## Dataset content
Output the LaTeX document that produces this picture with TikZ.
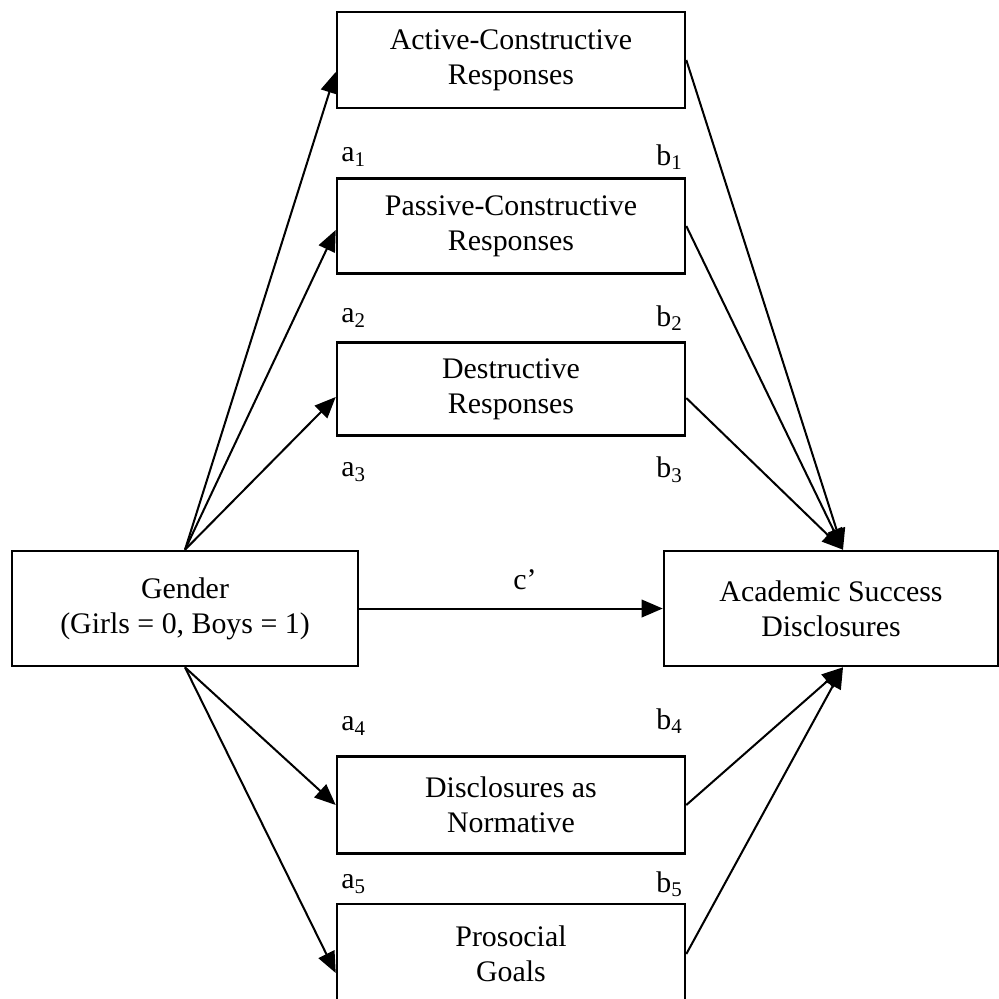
\documentclass[tikz,border=0pt]{standalone}
\usepackage{fontspec}
\setmainfont{Liberation Serif}
\usetikzlibrary{shapes,arrows.meta}
\pgfdeclarelayer{bg}
\pgfsetlayers{bg,main}
\tikzset{
  box/.style={shape=rectangle,draw,line width=1.5pt,fill=white,inner sep=1pt,align=center,font=\fontsize{17}{20}\selectfont},
  conn/.style={line width=1.15pt,-{Triangle[length=12pt,width=10pt]}},
  coef/.style={inner sep=0pt,font=\fontsize{17}{20}\selectfont}
}

\begin{document}
\begin{tikzpicture}[x=0.02cm,y=-0.02cm]
\useasboundingbox (0,0) rectangle (999,998);

% Draw the nodes...
\node (act) at (  511.0,   60.0) [box,minimum width=6.96cm,minimum height=1.92cm] {Active-Constructive\\Responses};
\node (pas) at (  511.0,  226.0) [box,minimum width=6.96cm,minimum height=1.90cm] {Passive-Constructive\\Responses};
\node (des) at (  511.0,  389.0) [box,minimum width=6.96cm,minimum height=1.86cm] {Destructive\\Responses};
\node (gen) at (  185.0,  608.5) [box,minimum width=6.92cm,minimum height=2.30cm] {Gender\\(Girls = 0, Boys = 1)};
\node (acs) at (  831.0,  608.5) [box,minimum width=6.68cm,minimum height=2.30cm] {Academic Success\\Disclosures};
\node (nor) at (  511.0,  805.0) [box,minimum width=6.96cm,minimum height=1.94cm] {Disclosures as\\Normative};
\node (pro) at (  511.0,  954.0) [box,minimum width=6.96cm,minimum height=2.00cm] {Prosocial\\Goals};

\coordinate (top) at ([xshift=0.24cm]acs.north);
\coordinate (bot) at ([xshift=0.24cm]acs.south);

% Put the coefficients...
\node (a1) at (341,157) [coef,anchor=west] {a\textsubscript{1}};
\node (b1) at (683,157) [coef,anchor=east] {b\textsubscript{1}};
\node (a2) at (341,318) [coef,anchor=west] {a\textsubscript{2}};
\node (b2) at (683,318) [coef,anchor=east] {b\textsubscript{2}};
\node (a3) at (341,472) [coef,anchor=west] {a\textsubscript{3}};
\node (b3) at (683,470) [coef,anchor=east] {b\textsubscript{3}};
\node (a4) at (341,726) [coef,anchor=west] {a\textsubscript{4}};
\node (b4) at (683,721) [coef,anchor=east] {b\textsubscript{4}};
\node (a5) at (341,884) [coef,anchor=west] {a\textsubscript{5}};
\node (b5) at (683,884) [coef,anchor=east] {b\textsubscript{5}};
\node (c) at (525,580) [coef] {c’};

% Draw the edges...
\begin{pgfonlayer}{bg}
\draw[conn] (gen.north) -- ([yshift=-0.24cm]act.west);
\draw[conn] (gen.north) -- ([yshift=-0.08cm]pas.west);
\draw[conn] (gen.north) -- ([yshift=-0.16cm]des.west);
\draw[conn] (gen.south) -- (nor.west);
\draw[conn] (gen.south) -- ([yshift=-0.38cm]pro.west);
\draw[conn] (gen.east) -- (acs.west);
\draw[conn] (act.east) -- (top);
\draw[conn] (pas.east) -- (top);
\draw[conn] ([yshift=-0.18cm]des.east) -- (top);
\draw[conn] (nor.east) -- (bot);
\draw[conn] (pro.east) -- (bot);
\end{pgfonlayer}

\end{tikzpicture}
\end{document}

## Exercise aim
Go from the first line of the listing to the line holding "(0,0) rectangle (999,998);" and, please, transcribe those lines exactly, both included, with no pictures.

## Solution for this exercise
Output the LaTeX document that produces this picture with TikZ.
\documentclass[tikz,border=0pt]{standalone}
\usepackage{fontspec}
\setmainfont{Liberation Serif}
\usetikzlibrary{shapes,arrows.meta}
\pgfdeclarelayer{bg}
\pgfsetlayers{bg,main}
\tikzset{
  box/.style={shape=rectangle,draw,line width=1.5pt,fill=white,inner sep=1pt,align=center,font=\fontsize{17}{20}\selectfont},
  conn/.style={line width=1.15pt,-{Triangle[length=12pt,width=10pt]}},
  coef/.style={inner sep=0pt,font=\fontsize{17}{20}\selectfont}
}

\begin{document}
\begin{tikzpicture}[x=0.02cm,y=-0.02cm]
\useasboundingbox (0,0) rectangle (999,998);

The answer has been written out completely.